IVO ANDRIC, Nobel Laureate (excerpt from travelogue “Beside Luminous Lake Ohrid”)

Lake Ohrid lies in a basin surrounded at all sides by mountains with peaks of over 2,000 meters. To the east there are Mount Petrino and Mount Galicica with the Magaro peak (2,275m) which separates Ohrid basin from that of Prespa. To the south there are the hills and lower mountains of Albania.

Lake Ohrid rightly deserves the name “Macedonia’s freshwater sea”. Not only for its warm water blue colour, which gains its intensity from the sky blue colour, but because of its size, this lake gives an impression of being a sea. It covers an area of 358 square kilometers and one gets an impression of being in front of a large bay of the sea as if a part had been uprooted of the sea’s breadth, and launched among high mountains 695 meters above sea level. On its northern shore the ancient city of Ohrid, rises above the lake like some colossal piece of scenery, located on a double hill with highest point at Samuel’s Fortress 800 m. above sea level.

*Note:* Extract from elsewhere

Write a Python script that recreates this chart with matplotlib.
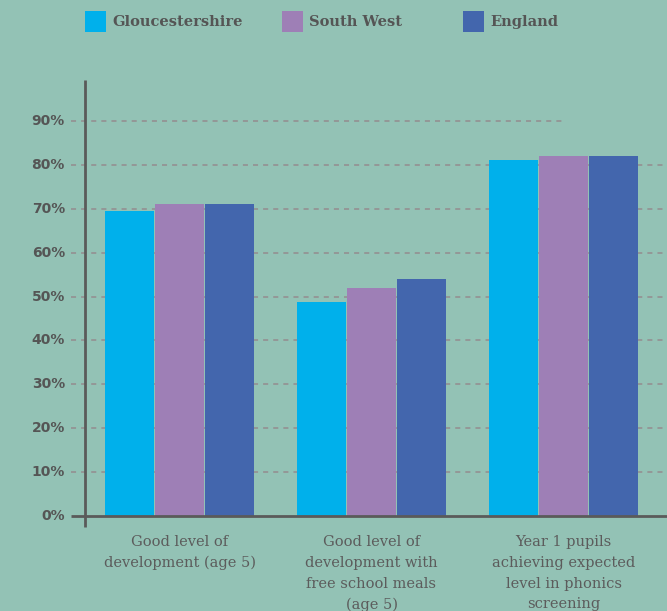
import matplotlib
matplotlib.use("Agg")
import matplotlib.pyplot as plt
from matplotlib.patches import Rectangle
import numpy as np

categories = ["Good level of\ndevelopment (age 5)",
              "Good level of\ndevelopment with\nfree school meals\n(age 5)",
              "Year 1 pupils\nachieving expected\nlevel in phonics\nscreening"]
series_names = ["Gloucestershire", "South West", "England"]
gloucestershire = [69.5, 48.7, 81]
south_west = [71, 52, 82]
england = [71, 54, 82]
yticks = [0, 10, 20, 30, 40, 50, 60, 70, 80, 90]
ytick_labels = [f"{v}%" for v in yticks]

colors = ["#00B0EB", "#9E7FB6", "#4366AD"]
bg = "#93C2B5"
textc = "#555555"
axc = "#5a5a5a"

W, H = 667, 611
fig = plt.figure(figsize=(W/100, H/100), dpi=100, facecolor=bg)
ax_left, ax_right, ax_bottom, ax_top = 85, 667, 516, 77
aw = ax_right - ax_left
ah = ax_bottom - ax_top
ax = fig.add_axes([ax_left/W, 1-ax_bottom/H, aw/W, ah/H])
ax.set_facecolor(bg)

x = np.arange(len(categories))
bw = 50/192
for i, (vals, c) in enumerate(zip([gloucestershire, south_west, england], colors)):
    ax.bar(x + (i-1)*bw, vals, width=bw*0.985, color=c, zorder=3, linewidth=0)

xmin = -(179.5-85)/192
xmax = xmin + aw/192
ax.set_xlim(xmin, xmax)
ax.set_ylim(0, 100)

for sp in ax.spines.values():
    sp.set_visible(False)
ax.set_xticks([])
ax.set_yticks([])

# gridlines (extend left of axis)
ext = -(85-71)/aw
for v in yticks[1:]:
    xe = 1.0 if v != 90 else (563-85)/aw
    ax.plot([ext, xe], [v, v], transform=ax.get_yaxis_transform(), color="#949494",
            lw=1.3, ls=(0, (2.8, 2.8)), zorder=1, clip_on=False)

for v, lab in zip(yticks, ytick_labels):
    ax.text(-(85-65)/aw, v, lab, transform=ax.get_yaxis_transform(),
            ha="right", va="center", fontsize=10, fontweight="bold", color=textc,
            family="DejaVu Sans")

# axis lines
ax.plot([ext, 1], [0, 0], transform=ax.get_yaxis_transform(), color=axc, lw=2,
        zorder=4, clip_on=False, solid_capstyle="butt")
ax.plot([0, 0], [-11/ah, 1-3/ah], transform=ax.transAxes,
        color=axc, lw=2, zorder=4, clip_on=False, solid_capstyle="butt")

# category labels
for xi, lab in zip(x, categories):
    ax.text(xi, -(535-516)/ah*100, lab, ha="center", va="top",
            fontsize=10.5, color="#5c5c5c", family="DejaVu Serif", linespacing=1.62,
            transform=ax.transData, clip_on=False)

# legend
leg = [(85, 112), (282, 309), (463, 490)]
for (sx, tx), name, c in zip(leg, series_names, colors):
    fig.patches.append(Rectangle((sx/W, 1-32/H), 21/W, 21/H, transform=fig.transFigure,
                                 facecolor=c, edgecolor="none"))
    fig.text(tx/W, 1-22/H, name, ha="left", va="center", fontsize=10.5,
             fontweight="bold", color=textc, family="DejaVu Serif")

fig.savefig("out.png", dpi=100, facecolor=bg)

An opportunity to grasp its picturesque dark – blue surface and the harmonious ellipsoid shape is given from different places. From the monastery of St. Naum the invisible frontier line extends towards the village of Radozda on the other shore and divides the Lake into two parts. Two thirds of its surface area belong to the Republic of Macedonia and one third to Albania.

With its unique flora and fauna the lake is one of the largest biological reserves in Europe. The earliest scientific studies, undertaken in the course of the 19th century, showed that, as one of the oldest lakes in the world, it has preserved primeval life – forms which no longer exist in other places or only exist as fossils.